Robert Fulghum tells of a tabloid story he came across one time:  “a small-town emergency squad was summoned to a house where smoke was pouring from an upstairs window.  The crew broke in and found a man in a smoldering bed.  After the man was rescued and the mattress doused, the obvious question was asked:  ‘How did this happen?’  [The man replied,] ‘I don’t know.  It was on fire when I lay down on it.’”[3] Why would anyone do such a thing?  I wonder whether we all want to get closer to fire somehow…closer to greater love and passion and so we take a risk sometimes and put ourselves close to fire.  I feel like when I arrived here at St. Matthew’s just under a year ago, the place was already smoldering—“It was on fire when I lay down on it!”  And yet the Holy Spirit continues to be poured out!  My vision for St.

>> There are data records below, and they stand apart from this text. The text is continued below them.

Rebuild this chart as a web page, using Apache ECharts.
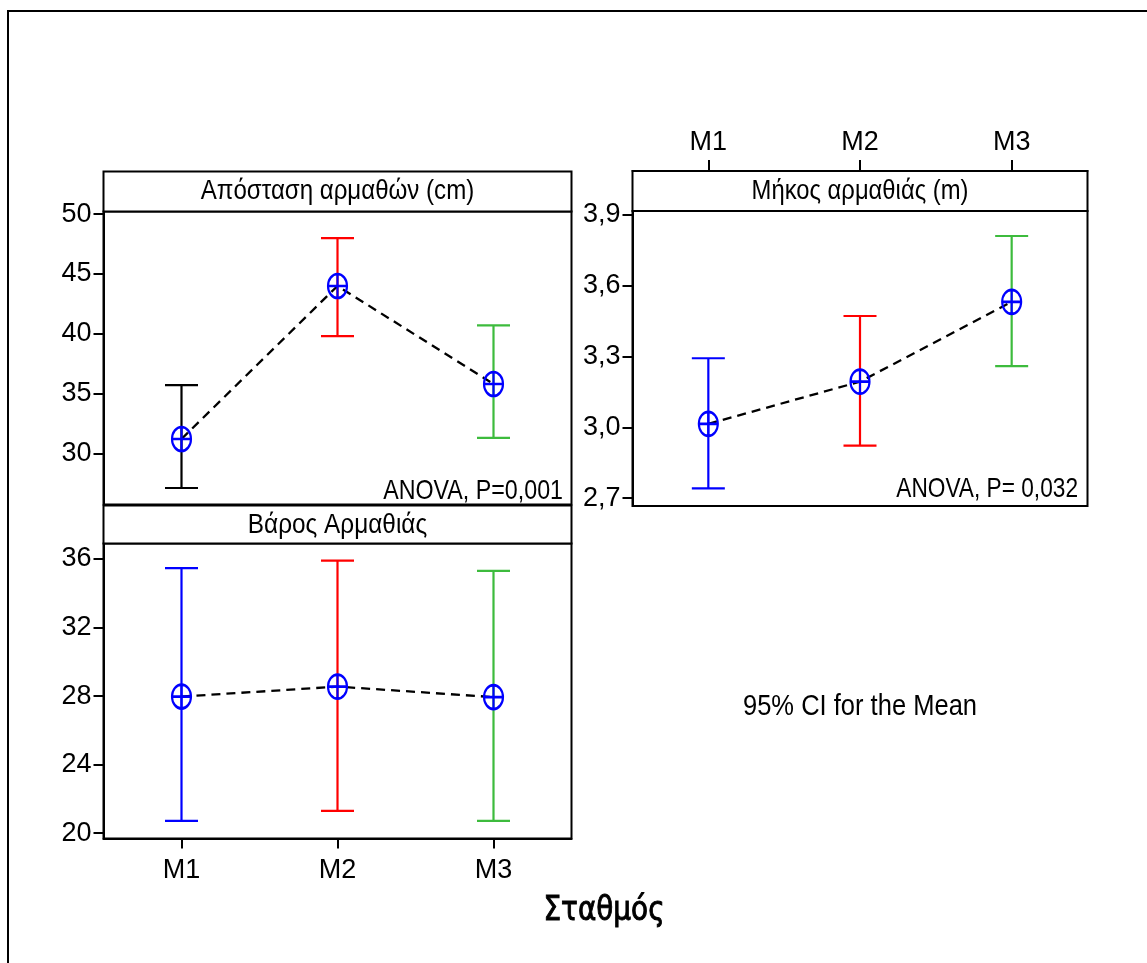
<!DOCTYPE html>
<html>
<head>
<meta charset="utf-8">
<script src="https://cdn.jsdelivr.net/npm/echarts@6/dist/echarts.min.js"></script>
<style>
  html, body { margin: 0; padding: 0; background: #fff; }
  #chart { width: 1147px; height: 963px; }
</style>
</head>
<body>
<div id="chart"></div>
<script>
// Stations (x categories)
const stations = ['M1', 'M2', 'M3'];

// Απόσταση αρμαθών (cm): mean and 95% CI
const distMean = [31.2, 44.0, 35.8];
const distLow  = [27.1, 39.8, 31.3];
const distHigh = [35.7, 48.0, 40.7];

// Μήκος αρμαθιάς (m): mean and 95% CI
const lenMean = [3.015, 3.194, 3.532];
const lenLow  = [2.742, 2.923, 3.260];
const lenHigh = [3.293, 3.472, 3.811];

// Βάρος Αρμαθιάς: mean and 95% CI
const wtMean = [27.97, 28.55, 27.94];
const wtLow  = [20.72, 21.30, 20.72];
const wtHigh = [35.46, 35.90, 35.30];

// Tick labels on each value axis
const distTicks = [30, 35, 40, 45, 50];
const lenTicks  = [2.7, 3.0, 3.3, 3.6, 3.9];
const wtTicks   = [20, 24, 28, 32, 36];

const FONT = '"Liberation Sans", Arial, sans-serif';
const BAR_COLORS_A = ['#000000', '#ff0000', '#3dbb3d'];
const BAR_COLORS_B = ['#0000ff', '#ff0000', '#3dbb3d'];

// Ellipse with a cross, used as the mean marker
const MEAN_SYMBOL = 'path://M0,-12 A9.5,12 0 1,1 0,12 A9.5,12 0 1,1 0,-12 Z M0,-12 L0,12 M-9.5,0 L9.5,0';

const chart = echarts.init(document.getElementById('chart'), null, { renderer: 'canvas' });

function ciData(low, high) {
  return stations.map((s, i) => [i, low[i], high[i]]);
}

function errorBars(idx, low, high, colors) {
  return {
    type: 'custom',
    xAxisIndex: idx,
    yAxisIndex: idx,
    encode: { x: 0, y: [1, 2] },
    data: ciData(low, high),
    z: 2,
    renderItem: function (params, api) {
      const i = api.value(0);
      const lo = api.coord([i, api.value(1)]);
      const hi = api.coord([i, api.value(2)]);
      const hw = 16.5;
      const st = { stroke: colors[i], lineWidth: 2.2 };
      return {
        type: 'group',
        children: [
          { type: 'line', shape: { x1: hi[0], y1: hi[1], x2: lo[0], y2: lo[1] }, style: st },
          { type: 'line', shape: { x1: hi[0] - hw, y1: hi[1], x2: hi[0] + hw, y2: hi[1] }, style: st },
          { type: 'line', shape: { x1: lo[0] - hw, y1: lo[1], x2: lo[0] + hw, y2: lo[1] }, style: st }
        ]
      };
    }
  };
}

function meanLine(idx, mean) {
  return {
    type: 'line',
    xAxisIndex: idx,
    yAxisIndex: idx,
    data: mean,
    z: 3,
    symbol: MEAN_SYMBOL,
    symbolSize: [19, 24],
    symbolKeepAspect: false,
    itemStyle: { color: 'rgba(0,0,0,0)', borderColor: '#0000ff', borderWidth: 2.4 },
    lineStyle: { color: '#000', width: 2.3, type: [9, 6] },
    emphasis: { disabled: true },
    silent: true,
    animation: false
  };
}

function valueAxis(idx, min, max, ticks, fmt) {
  return {
    gridIndex: idx,
    type: 'value',
    min: min,
    max: max,
    axisLine: { show: true, lineStyle: { color: '#000', width: 2 } },
    axisTick: { show: true, length: 10, lineStyle: { color: '#000', width: 2 }, customValues: ticks },
    axisLabel: {
      show: true, margin: 12, color: '#000', fontFamily: FONT, fontSize: 27,
      customValues: ticks, formatter: fmt
    },
    splitLine: { show: false }
  };
}

const gridBase = { show: true, borderColor: '#000', borderWidth: 2, backgroundColor: 'rgba(0,0,0,0)', containLabel: false };

function noteText(x, y, text, size, scale, align) {
  return {
    type: 'text', x: x, y: y, scaleX: scale, z: 10,
    style: {
      text: text, font: size + 'px ' + FONT, fill: '#000',
      align: align, verticalAlign: 'middle',
      textAlign: align, textVerticalAlign: 'middle'
    }
  };
}

const option = {
  backgroundColor: '#fff',
  animation: false,
  grid: [
    Object.assign({ left: 103.5, top: 211.5, width: 468, height: 293 }, gridBase),
    Object.assign({ left: 632.5, top: 211, width: 455, height: 295 }, gridBase),
    Object.assign({ left: 103.5, top: 543.5, width: 468, height: 295 }, gridBase)
  ],
  xAxis: [
    {
      gridIndex: 0, type: 'category', data: stations,
      axisLine: { show: false }, axisTick: { show: false }, axisLabel: { show: false }
    },
    {
      gridIndex: 1, type: 'category', data: stations, position: 'top', offset: 40,
      axisLine: { show: true, lineStyle: { color: '#000', width: 2 } },
      axisTick: { show: true, alignWithLabel: true, length: 11, lineStyle: { color: '#000', width: 2 } },
      axisLabel: { show: true, margin: 15, color: '#000', fontFamily: FONT, fontSize: 27 }
    },
    {
      gridIndex: 2, type: 'category', data: stations, position: 'bottom',
      axisLine: { show: true, lineStyle: { color: '#000', width: 2 } },
      axisTick: { show: true, alignWithLabel: true, length: 10, lineStyle: { color: '#000', width: 2 } },
      axisLabel: { show: true, margin: 19, color: '#000', fontFamily: FONT, fontSize: 27 }
    }
  ],
  yAxis: [
    valueAxis(0, 25.72, 50.23, distTicks, v => String(v)),
    valueAxis(1, 2.667, 3.917, lenTicks, v => v.toFixed(1).replace('.', ',')),
    valueAxis(2, 19.69, 36.90, wtTicks, v => String(v))
  ],
  series: [
    errorBars(0, distLow, distHigh, BAR_COLORS_A),
    meanLine(0, distMean),
    errorBars(1, lenLow, lenHigh, BAR_COLORS_B),
    meanLine(1, lenMean),
    errorBars(2, wtLow, wtHigh, BAR_COLORS_B),
    meanLine(2, wtMean)
  ],
  graphic: [
    // outer frame
    { type: 'rect', shape: { x: 8, y: 11, width: 1200, height: 1000 }, style: { fill: 'none', stroke: '#000', lineWidth: 2 }, z: 0 },
    // panel strips
    { type: 'rect', shape: { x: 103.5, y: 171.5, width: 468, height: 40 }, style: { fill: '#fff', stroke: '#000', lineWidth: 2 }, z: 5 },
    { type: 'rect', shape: { x: 632.5, y: 171, width: 455, height: 40 }, style: { fill: '#fff', stroke: '#000', lineWidth: 2 }, z: 5 },
    { type: 'rect', shape: { x: 103.5, y: 505.5, width: 468, height: 38 }, style: { fill: '#fff', stroke: '#000', lineWidth: 2 }, z: 5 },
    noteText(337.5, 191, 'Απόσταση αρμαθών (cm)', 28, 0.86, 'center'),
    noteText(860, 191, 'Μήκος αρμαθιάς (m)', 28, 0.85, 'center'),
    noteText(337.5, 525, 'Βάρος Αρμαθιάς', 28, 0.87, 'center'),
    // ANOVA notes
    noteText(563, 491.5, 'ANOVA, P=0,001', 28, 0.83, 'right'),
    noteText(1078, 489.5, 'ANOVA, P= 0,032', 28, 0.81, 'right'),
    noteText(860, 707, '95% CI for the Mean', 29, 0.88, 'center'),
    {
      type: 'text', x: 604, y: 911, scaleX: 0.82, z: 10,
      style: { text: 'Σταθμός', font: '34px "DejaVu Sans", sans-serif', fill: '#000', stroke: '#000', lineWidth: 1, align: 'center', verticalAlign: 'middle', textAlign: 'center', textVerticalAlign: 'middle' }
    }
  ]
};

chart.setOption(option);
</script>
</body>
</html>
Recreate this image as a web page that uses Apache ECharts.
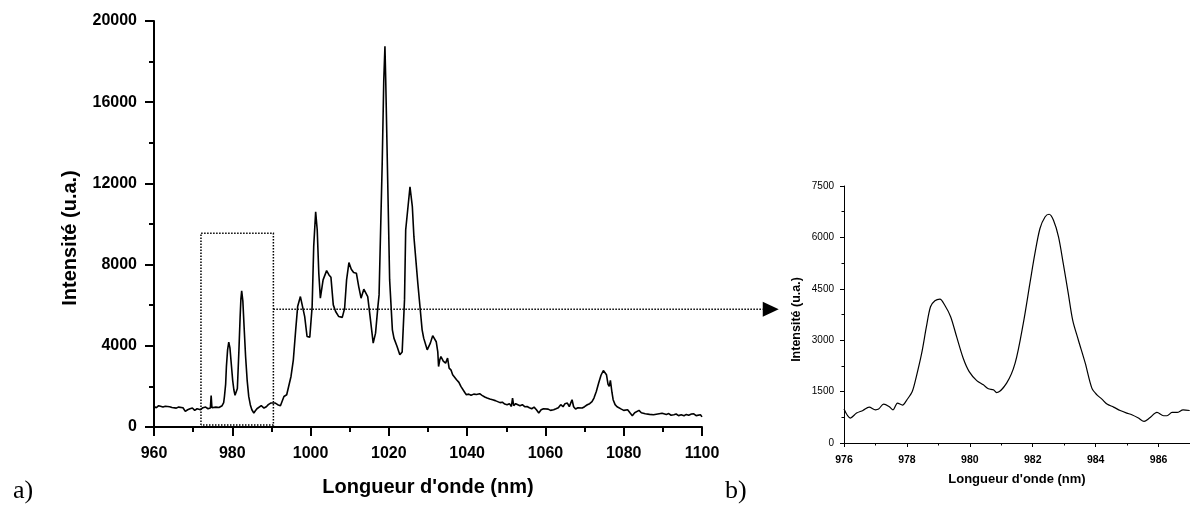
<!DOCTYPE html>
<html>
<head>
<meta charset="utf-8">
<script src="https://cdn.jsdelivr.net/npm/echarts@6/dist/echarts.min.js"></script>
<style>
  html, body { margin: 0; padding: 0; background: #fff; }
  #chart { width: 1190px; height: 510px; }
</style>
</head>
<body>
<div id="chart"></div>
<script>
// Full emission spectrum (wavelength in nm, intensity in arbitrary units)
const spectrumNm = [
  960.0, 960.6, 961.2, 961.7, 962.3, 962.9, 963.4, 964.0, 964.6, 965.1, 965.7, 966.3, 966.8, 967.4, 968.0,
  968.6, 969.2, 969.8, 970.4, 971.0, 971.5, 971.9, 972.5, 973.2, 973.8, 974.4, 974.6, 974.8, 975.3, 975.8,
  976.1, 976.6, 977.0, 977.4, 977.8, 978.0, 978.3, 978.5, 978.8, 979.1, 979.4, 979.8, 980.1, 980.4, 980.7,
  981.0, 981.3, 981.7, 982.0, 982.2, 982.4, 982.7, 983.0, 983.4, 983.8, 984.2, 984.6, 985.0, 985.5, 985.9,
  986.3, 986.8, 987.4, 988.1, 988.7, 989.2, 989.8, 990.3, 991.0, 991.6, 992.3, 992.8, 993.2, 993.9, 994.4,
  995.0, 995.6, 996.2, 996.7, 997.4, 997.9, 998.5, 999.1, 999.8, 1000.4, 1000.8, 1001.3, 1001.7, 1002.1, 1002.5,
  1003.2, 1004.1, 1004.7, 1005.2, 1005.8, 1006.4, 1007.2, 1008.1, 1008.7, 1009.2, 1009.8, 1010.4, 1011.0, 1011.7, 1012.3,
  1012.9, 1013.6, 1014.6, 1015.1, 1016.0, 1016.6, 1017.2, 1017.5, 1018.3, 1018.7, 1019.0, 1019.2, 1019.7, 1020.2, 1020.9,
  1021.3, 1022.1, 1022.8, 1023.4, 1024.0, 1024.3, 1025.4, 1026.0, 1026.4, 1027.4, 1028.5, 1028.9, 1029.8, 1030.6, 1031.2,
  1031.6, 1032.1, 1032.5, 1032.7, 1033.0, 1033.3, 1033.9, 1034.5, 1035.0, 1035.4, 1035.9, 1036.3, 1036.8, 1037.3, 1037.9,
  1038.4, 1038.9, 1039.4, 1039.8, 1040.4, 1041.0, 1041.7, 1042.4, 1043.2, 1043.8, 1044.5, 1045.1, 1045.8, 1046.5, 1047.2,
  1047.7, 1048.4, 1049.0, 1049.6, 1050.2, 1050.8, 1051.3, 1051.6, 1051.9, 1052.4, 1052.9, 1053.5, 1054.1, 1054.7, 1055.3,
  1055.9, 1056.5, 1057.1, 1057.7, 1058.3, 1058.9, 1059.5, 1060.0, 1060.7, 1061.3, 1062.1, 1062.7, 1063.3, 1063.9, 1064.5,
  1065.0, 1065.6, 1066.1, 1066.5, 1066.8, 1067.2, 1067.7, 1068.3, 1068.8, 1069.4, 1070.0, 1070.7, 1071.3, 1071.9, 1072.4,
  1073.0, 1073.6, 1074.2, 1074.8, 1075.2, 1075.6, 1076.0, 1076.3, 1076.6, 1077.0, 1077.3, 1077.8, 1078.3, 1078.8, 1079.4,
  1080.0, 1080.5, 1081.0, 1081.6, 1082.2, 1082.8, 1083.3, 1083.9, 1084.5, 1085.0, 1085.5, 1086.0, 1086.6, 1087.1, 1087.6,
  1088.1, 1088.7, 1089.2, 1089.8, 1090.3, 1090.9, 1091.5, 1092.1, 1092.8, 1093.4, 1094.0, 1094.7, 1095.4, 1096.0, 1096.6,
  1097.3, 1097.9, 1098.5, 1099.0, 1099.6, 1100.0
];
const spectrumIntensity = [
  1013, 950, 1050, 1097, 980, 1020, 935, 1000, 960, 1050, 930, 980, 885, 950, 767,
  850, 900, 935, 820, 900, 870, 851, 950, 983, 900, 935, 1555, 950, 900, 980,
  885, 960, 1000, 1048, 1200, 1505, 2100, 2981, 3800, 4181, 3900, 2981, 2300, 1835, 1560,
  1476, 1900, 3802, 5400, 6300, 6705, 6200, 5000, 3473, 2300, 1505, 1100, 850, 689, 800,
  900, 983, 1050, 935, 1000, 1100, 1180, 1250, 1180, 1100, 1048, 1050, 1505, 1590, 1997,
  2490, 3311, 4786, 5932, 6425, 6345, 5440, 4457, 4427, 5932, 8884, 10606, 9705, 7575, 6345,
  7246, 7703, 7492, 7380, 6016, 5690, 5440, 5400, 5853, 7246, 8097, 7772, 7610, 7575, 6916,
  6345, 6788, 6425, 5608, 4132, 4624, 5932, 6508, 12986, 17084, 18756, 17084, 12165, 7246, 4786,
  4378, 3965, 3556, 3700, 6262, 9705, 11836, 10852, 9376, 7083, 4786, 4378, 3802, 4132, 4500,
  4540, 4200, 3700, 2981, 3300, 3473, 3250, 3148, 3394, 2900, 2800, 2573, 2650, 2327, 2200,
  2000, 1918, 1700, 1589, 1620, 1560, 1620, 1600, 1640, 1560, 1480, 1426, 1380, 1340, 1300,
  1259, 1200, 1220, 1130, 1097, 1150, 1013, 1426, 1050, 1150, 1097, 1050, 1100, 1000, 1013,
  950, 900, 980, 850, 689, 850, 900, 935, 880, 820, 851, 900, 950, 1097, 1000,
  1150, 1180, 1000, 1200, 1343, 1000, 885, 950, 900, 935, 1000, 1097, 1150, 1250, 1426,
  1750, 2164, 2550, 2784, 2700, 2573, 2100, 1997, 2292, 1700, 1343, 1100, 1000, 935, 880,
  820, 767, 850, 700, 556, 700, 650, 817, 700, 780, 650, 689, 620, 700, 600,
  521, 640, 600, 680, 650, 620, 660, 580, 606, 640, 560, 600, 556, 620, 580,
  640, 650, 560, 620, 606, 500
];

// Detail of the 976-987 nm doublet
const zoomNm = [
  976.0, 976.2, 976.4, 976.6, 976.8, 977.0, 977.1, 977.26, 977.43, 977.56, 977.7, 977.86, 978.0, 978.17, 978.3,
  978.47, 978.62, 978.75, 978.89, 979.05, 979.2, 979.39, 979.58, 979.79, 979.98, 980.22, 980.43, 980.59, 980.75, 980.85,
  981.17, 981.44, 981.7, 981.91, 982.07, 982.23, 982.39, 982.52, 982.66, 982.82, 982.97, 983.13, 983.27, 983.45, 983.67,
  983.88, 984.04, 984.2, 984.36, 984.57, 984.78, 984.99, 985.15, 985.36, 985.54, 985.71, 985.95, 986.16, 986.27, 986.43,
  986.59, 986.78, 986.99
];
const zoomIntensity = [
  990, 728, 873, 949, 1048, 969, 990, 1135, 1066, 969, 1164, 1106, 1260, 1502, 1939,
  2620, 3394, 3976, 4151, 4200, 4026, 3686, 3103, 2474, 2084, 1822, 1697, 1581, 1552, 1473,
  1747, 2329, 3493, 4658, 5531, 6259, 6596, 6675, 6500, 6014, 5240, 4367, 3589, 3007, 2329,
  1601, 1406, 1281, 1135, 1048, 949, 873, 824, 728, 629, 728, 891, 795, 795, 891,
  891, 969, 949
];

// Axis ranges and tick steps
const mainX = { min: 960, max: 1100, step: 20 };
const mainY = { min: 0, max: 20000, step: 4000 };
const detailX = { min: 976, max: 987, step: 2 };
const detailXMinorStep = 1;
const detailY = { min: 0, max: 7500, step: 1500 };

// Selected window on the full spectrum and the level of the pointer towards the detail
const windowNm = [972, 990.5];
const windowIntensity = [100, 9550];
const pointerLevel = 5800;
const pointerEndNm = 1119.6;

const SANS = '"Liberation Sans", Arial, sans-serif';
const SERIF = '"Liberation Serif", "Times New Roman", serif';

const zip = (xs, ys) => xs.map((x, i) => [x, ys[i]]);
const plain = v => String(v);

const chart = echarts.init(document.getElementById('chart'), null, { renderer: 'canvas' });

function mainAxis(range, extra) {
  return Object.assign({
    type: 'value',
    min: range.min, max: range.max, interval: range.step,
    splitLine: { show: false },
    axisLine: { show: true, lineStyle: { color: '#000', width: 2 } },
    axisTick: { show: true, length: 9, lineStyle: { color: '#000', width: 2 } },
    minorTick: { show: true, splitNumber: 2, length: 5, lineStyle: { color: '#000', width: 2 } },
    nameLocation: 'middle'
  }, extra);
}

function detailAxis(range, extra) {
  return Object.assign({
    type: 'value',
    min: range.min, max: range.max, interval: range.step,
    splitLine: { show: false },
    axisLine: { show: true, lineStyle: { color: '#000', width: 1 } },
    axisTick: { show: true, length: 4, lineStyle: { color: '#000', width: 1 } },
    minorTick: { show: true, splitNumber: 2, length: 2.5, lineStyle: { color: '#000', width: 1 } },
    nameLocation: 'middle'
  }, extra);
}

// Dotted frame around the selected window and the arrow leading to the detail panel
function renderPointer(params, api) {
  const p00 = api.coord([windowNm[0], windowIntensity[0]]);
  const p01 = api.coord([windowNm[0], windowIntensity[1]]);
  const p11 = api.coord([windowNm[1], windowIntensity[1]]);
  const p10 = api.coord([windowNm[1], windowIntensity[0]]);
  const a0 = api.coord([windowNm[1], pointerLevel]);
  const a1 = api.coord([pointerEndNm, pointerLevel]);
  const headLen = 16, headHalf = 7.5;
  const dotted = { stroke: '#000', lineWidth: 1.5, lineDash: [1.5, 1.5], fill: null };
  return {
    type: 'group',
    children: [
      { type: 'polyline', shape: { points: [p00, p01, p11, p10, p00] }, style: dotted },
      { type: 'line', shape: { x1: a0[0], y1: a0[1], x2: a1[0] - headLen, y2: a1[1] }, style: dotted },
      {
        type: 'polygon',
        shape: { points: [[a1[0], a1[1]], [a1[0] - headLen, a1[1] - headHalf], [a1[0] - headLen, a1[1] + headHalf]] },
        style: { fill: '#000', stroke: null }
      }
    ]
  };
}

chart.setOption({
  animation: false,
  backgroundColor: '#fff',
  grid: [
    { left: 154, top: 21, width: 548, height: 406 },
    { left: 844, top: 186, right: 0, height: 257 }
  ],
  xAxis: [
    mainAxis(mainX, {
      gridIndex: 0,
      name: "Longueur d'onde (nm)",
      nameGap: 50,
      nameTextStyle: { color: '#000', fontFamily: SANS, fontWeight: 'bold', fontSize: 20 },
      axisLabel: { color: '#000', fontFamily: SANS, fontWeight: 'bold', fontSize: 16, margin: 19, formatter: plain }
    }),
    detailAxis(detailX, {
      gridIndex: 1,
      position: 'bottom',
      name: "Longueur d'onde (nm)",
      nameGap: 30,
      nameTextStyle: { color: '#000', fontFamily: SANS, fontWeight: 'bold', fontSize: 13 },
      minorTick: { show: false },
      axisLabel: { color: '#000', fontFamily: SANS, fontWeight: 'bold', fontSize: 10.5, margin: 12, showMaxLabel: false, formatter: plain }
    }),
    // unit-step ticks of the detail panel (odd wavelengths appear as short ticks)
    detailAxis({ min: detailX.min, max: detailX.max, step: detailXMinorStep }, {
      gridIndex: 1,
      position: 'bottom',
      axisLine: { show: false },
      axisTick: { show: true, length: 2.5, lineStyle: { color: '#000', width: 1 } },
      minorTick: { show: false },
      axisLabel: { show: false }
    })
  ],
  yAxis: [
    mainAxis(mainY, {
      gridIndex: 0,
      name: 'Intensité (u.a.)',
      nameGap: 74,
      nameTextStyle: { color: '#000', fontFamily: SANS, fontWeight: 'bold', fontSize: 20, padding: [0, 28, 0, 0] },
      axisLabel: { color: '#000', fontFamily: SANS, fontWeight: 'bold', fontSize: 16, margin: 17, formatter: plain }
    }),
    detailAxis(detailY, {
      gridIndex: 1,
      name: 'Intensité (u.a.)',
      nameGap: 41,
      nameTextStyle: { color: '#000', fontFamily: SANS, fontWeight: 'bold', fontSize: 12.5, padding: [0, 10, 0, 0] },
      axisLabel: { color: '#000', fontFamily: SANS, fontWeight: 'normal', fontSize: 10, margin: 10, formatter: plain }
    })
  ],
  series: [
    {
      type: 'line', xAxisIndex: 0, yAxisIndex: 0,
      data: zip(spectrumNm, spectrumIntensity),
      showSymbol: false, symbol: 'none',
      lineStyle: { color: '#000', width: 1.6 },
      silent: true
    },
    {
      type: 'line', xAxisIndex: 1, yAxisIndex: 1,
      data: zip(zoomNm, zoomIntensity),
      showSymbol: false, symbol: 'none', smooth: 0.3,
      lineStyle: { color: '#000', width: 1.2 },
      silent: true
    },
    {
      type: 'custom', xAxisIndex: 0, yAxisIndex: 0,
      coordinateSystem: 'cartesian2d',
      clip: false, silent: true, z: 1,
      data: [[windowNm[0], windowIntensity[0]]],
      renderItem: renderPointer
    }
  ],
  graphic: [
    { type: 'text', left: 13, top: 478, style: { text: 'a)', fill: '#000', font: '26px ' + SERIF } },
    { type: 'text', left: 725, top: 478, style: { text: 'b)', fill: '#000', font: '26px ' + SERIF } }
  ]
});
</script>
</body>
</html>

Matthew’s is of a Body of Christ where each and every member of the Body is manifesting the gifts and services and activities that the Holy Spirit activates.  The vision is of a Church that is a powerful agent of change in the community and that inspires and strengthens its people to be agents of care, healing, and love in all the places we live, work, and play.  The vision is a Body of Christ enflamed with love and power and creativity and joy and transformation.  Put on your crash helmets, grab a signal flare, and get in on whatever radical, new thing God wants to do in and through us.  Whatever it is, it’ll be hot!  Will it ever be good!

 


[1] William Sloane Coffin, Credo, Louisville, KY: Westminster John Knox Press, 2004, pp. 139, 140, & 144 respectively.

[2] Annie Dillard, Teaching a Stone to Talk

[3] Robert Fulghum, It Was on Fire When I Lay Down On It, New York: Ivy Books, 1989, p. 3.